Stream manipulation

Le 2 octobre 2025, le Tribunal Judiciaire de Paris a rendu une décision importante dans l’affaire opposant le Syndicat National de l’Édition Phonographique (SNEP) à l’hébergeur OVH et à son client, M. K.O., concernant la lutte contre deux sites Internet de stream manipulation, l’augmentation artificielle des écoutes faussant le système de répartition des redevances des plateformes de streaming basée sur le market centric payment system (Spotify, Soundcloud, YouTube, etc.) diminuant ainsi mécaniquement la rémunération des artistes et producteurs qui n’ont pas recours à la Stream manipulation.

La décision ordonne à OVH et à M. K.O. de cesser toute fourniture de service à ces deux sites pour une durée de 18 mois.  Cependant, le tribunal a rejeté la demande du SNEP visant à imposer aux défendeurs une obligation de surveillance pour bloquer tout futur site au contenu similaire. Cette mesure a été jugée contraire au Règlement sur les services numériques (DSA), qui interdit d’imposer aux intermédiaires techniques une obligation générale de surveillance.
Le SNEP avait d’abord tenté de résoudre le litige par une mise en demeure demandant à OVH le retrait des sites. OVH avait répondu que seul son client, M. K.O., pouvait techniquement couper l’accès aux contenus. Le SNEP a alors assigné OVH et M. K.O. en justice. M. K.O., résidant en Israël, n’a pas comparu et a été jugé par défaut.
Partie
Arguments
SNEP (Demandeur)
Les sites vendent des écoutes artificielles, manipulant les classements et les revenus sur les plateformes de streaming. Ce mécanisme cause un préjudice direct aux artistes et producteurs membres du SNEP en diminuant leur part des redevances, calculée au prorata des écoutes totales. Les agissements constituent une escroquerie, une concurrence déloyale et des pratiques commerciales trompeuses.

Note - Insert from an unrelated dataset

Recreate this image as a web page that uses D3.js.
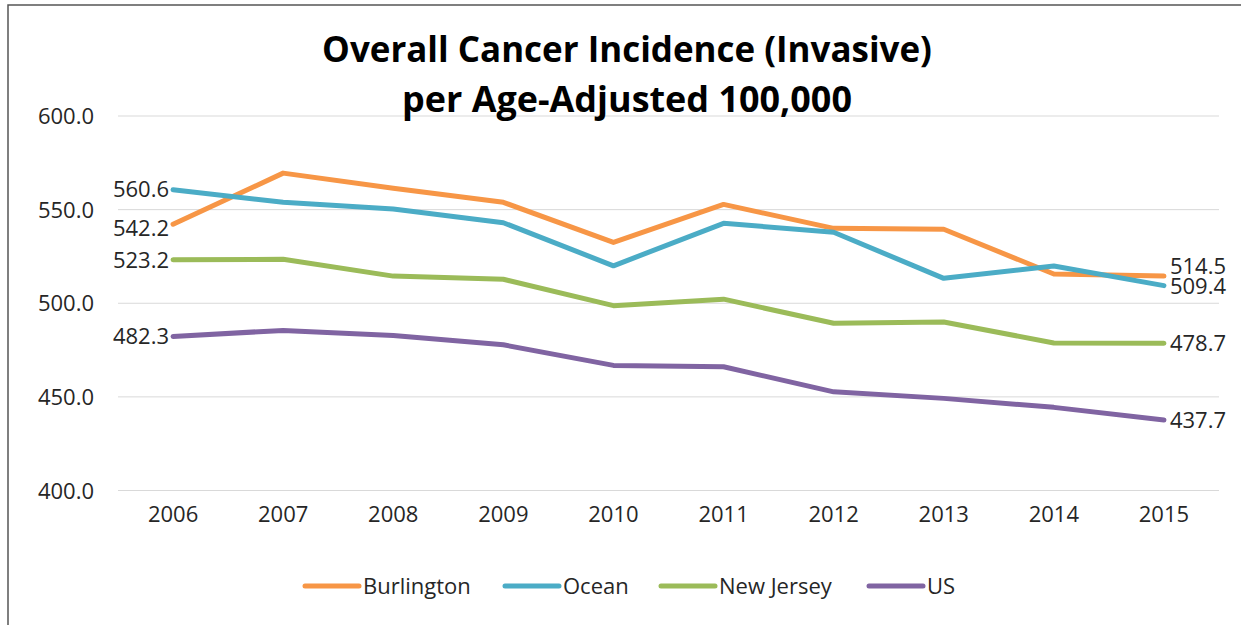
<!DOCTYPE html>
<html>
<head>
<meta charset="utf-8">
<script src="https://cdn.jsdelivr.net/npm/d3@7"></script>
<style>
  body { margin: 0; background: #fff; }
  text { font-family: 'Open Sans', sans-serif; fill: #262626; }
</style>
</head>
<body>
<svg id="canvas" width="1241" height="625"></svg>
<script>
let years = ['2006', '2007', '2008', '2009', '2010', '2011', '2012', '2013', '2014', '2015']
let seriesNames = ['Burlington', 'Ocean', 'New Jersey', 'US']
let burlington = [542.2, 569.5, 561.4, 553.9, 532.5, 552.8, 540.0, 539.5, 515.6, 514.5]
let ocean = [560.6, 553.9, 550.3, 543.0, 520.0, 542.7, 537.9, 513.3, 519.9, 509.4]
let newJersey = [523.2, 523.5, 514.5, 512.8, 498.7, 502.2, 489.3, 490.0, 478.8, 478.7]
let us = [482.3, 485.5, 482.8, 477.8, 466.8, 466.1, 452.7, 449.2, 444.4, 437.7]
let yTicks = [400, 450, 500, 550, 600]
let titleLines = ['Overall Cancer Incidence (Invasive)', 'per Age-Adjusted 100,000']

let colors = ['#F79646', '#4BACC6', '#9BBB59', '#8064A2']
let seriesValues = [burlington, ocean, newJersey, us]

const canvas = d3.select('#canvas')

// chart border (right and bottom edges fall outside the picture)
canvas.append('rect')
  .attr('x', 8).attr('y', 5)
  .attr('width', 1260).attr('height', 640)
  .attr('fill', 'none')
  .attr('stroke', '#555')
  .attr('stroke-width', 1.5)

let xScale = d3.scaleBand().domain(years).range([118, 1219])
let yScale = d3.scaleLinear().domain([400, 600]).range([490.5, 116])
let xc = d => xScale(d) + xScale.bandwidth() / 2

// gridlines
canvas.selectAll('.grid')
  .data(yTicks)
  .enter()
  .append('line')
  .attr('x1', 118).attr('x2', 1219)
  .attr('y1', d => yScale(d)).attr('y2', d => yScale(d))
  .attr('stroke', '#d9d9d9')
  .attr('stroke-width', 1)

// y axis labels
let yAxis = d3.axisLeft(yScale).tickValues(yTicks).tickFormat(d3.format('.1f')).tickSize(0).tickPadding(0)
let yg = canvas.append('g').attr('transform', 'translate(94,0)').call(yAxis)
yg.select('.domain').remove()
yg.selectAll('text').style('font-size', '22px').attr('fill', '#262626').attr('dy', '0.35em')

// x axis labels
let xAxis = d3.axisBottom(xScale).tickSize(0).tickPadding(0)
let xg = canvas.append('g').attr('transform', 'translate(0,514)').call(xAxis)
xg.select('.domain').remove()
xg.selectAll('text').style('font-size', '22px').attr('fill', '#262626').attr('dy', '0.35em')

// lines
let line = d3.line()
  .x((d, i) => xc(years[i]))
  .y(d => yScale(d))

seriesValues.forEach((vals, k) => {
  canvas.append('path')
    .datum(vals)
    .attr('d', line)
    .attr('fill', 'none')
    .attr('stroke', colors[k])
    .attr('stroke-width', 5)
    .attr('stroke-linejoin', 'round')
    .attr('stroke-linecap', 'round')
})

// end labels
let leftNudge = [4, 0, 0, 0]
let rightNudge = [-10, 1, 0, 0]
let fmt = d3.format('.1f')
seriesValues.forEach((vals, k) => {
  canvas.append('text')
    .attr('x', xc(years[0]) - 4)
    .attr('y', yScale(vals[0]) + leftNudge[k])
    .attr('dy', '0.35em')
    .attr('text-anchor', 'end')
    .style('font-size', '22px')
    .text(fmt(vals[0]))
  canvas.append('text')
    .attr('x', xc(years[years.length - 1]) + 6)
    .attr('y', yScale(vals[vals.length - 1]) + rightNudge[k])
    .attr('dy', '0.35em')
    .style('font-size', '22px')
    .text(fmt(vals[vals.length - 1]))
})

// title, scaled to the width seen in the picture
let titleWidths = [610, 450]
let titleY = [62, 112]
titleLines.forEach((t, i) => {
  let tt = canvas.append('text')
    .attr('x', 627).attr('y', titleY[i])
    .attr('text-anchor', 'middle')
    .style('font-weight', 'bold')
    .style('font-size', '30px')
    .style('fill', '#000')
    .text(t)
  let w = tt.node().getComputedTextLength()
  tt.style('font-size', (30 * titleWidths[i] / w) + 'px')
})

// legend
let legendX = [305, 505, 661, 869]
let legend = canvas.selectAll('.legend')
  .data(seriesNames)
  .enter()
  .append('g')
  .attr('transform', (d, i) => 'translate(' + legendX[i] + ',586)')
legend.append('line')
  .attr('x1', 0).attr('x2', 54)
  .attr('stroke', (d, i) => colors[i])
  .attr('stroke-width', 5)
  .attr('stroke-linecap', 'round')
legend.append('text')
  .attr('x', 58)
  .attr('dy', '0.35em')
  .style('font-size', '22px')
  .text(d => d)
</script>
</body>
</html>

OVH, en tant qu’hébergeur notifié du caractère manifestement illicite des contenus, a l’obligation de collaborer pour y mettre fin.
OVH (Défendeur)
Les sites n’étaient plus hébergés sur ses serveurs au moment de l’assignation.
Ne peut être soumise à une obligation générale de surveillance des contenus, conformément à l’article 8 du Digital Services Act (DSA).
Le caractère illicite des services n’est pas démontré.
Une injonction générale contre des sites futurs au contenu “identique” serait trop large, inapplicable et illégale.
Le tribunal a estimé que le SNEP a fourni des preuves suffisantes pour établir l’existence d’un dommage direct et certain. Un huissier de justice a procédé à des “achats tests” de 10 000 écoutes sur les sites pour des titres créés spécifiquement pour la cause. Suite à ces achats, le nombre d’écoutes des titres a augmenté de plus de 10 000 écoutes sur Spotify et Soundcloud, et de plusieurs milliers de vues sur YouTube. En augmentant artificiellement le nombre d’écoutes d’un titre, on augmente sa part dans le total des écoutes de la plateforme, ce qui entraîne nécessairement une baisse de la redevance versée aux artistes ne procédant pas à l’achat de fausses écoutes ou vues.
La demande du SNEP d’ordonner le blocage de tout futur site ayant un contenu identique a été rejetée. Le tribunal a statué qu’une telle mesure ferait peser une obligation générale de surveillance sur les défendeurs, ce qui contrevient au dispositions de l’article 8 du DSA.
Se référant à la jurisprudence de la Cour de Justice de l’Union Européenne (arrêts Scarlet Extended et UPC Telekable Wien), le juge a rappelé la nécessité de trouver un “juste équilibre” entre :
  • La protection du droit de propriété intellectuelle;
  • La liberté d’entreprise des intermédiaires techniques comme OVH;
  • Les droits fondamentaux des utilisateurs (protection des données, liberté d’information).
Le tribunal en déduit que si un contrôle systématique est proscrit, des mesures ciblées et proportionnées pour faire cesser un dommage avéré sont parfaitement légales. Il enjoint donc OVH et M. K.O. de mettre en œuvre toutes mesures propres à empêcher l’accès aux sites litigieux.
Le tribunal  ordonne à la société OVH et à M. K.O. de s’abstenir de fournir pour une durée de dix-huit mois leurs services aux sites sans délai, et au plus tard quinze jours après la signification de la présente décision.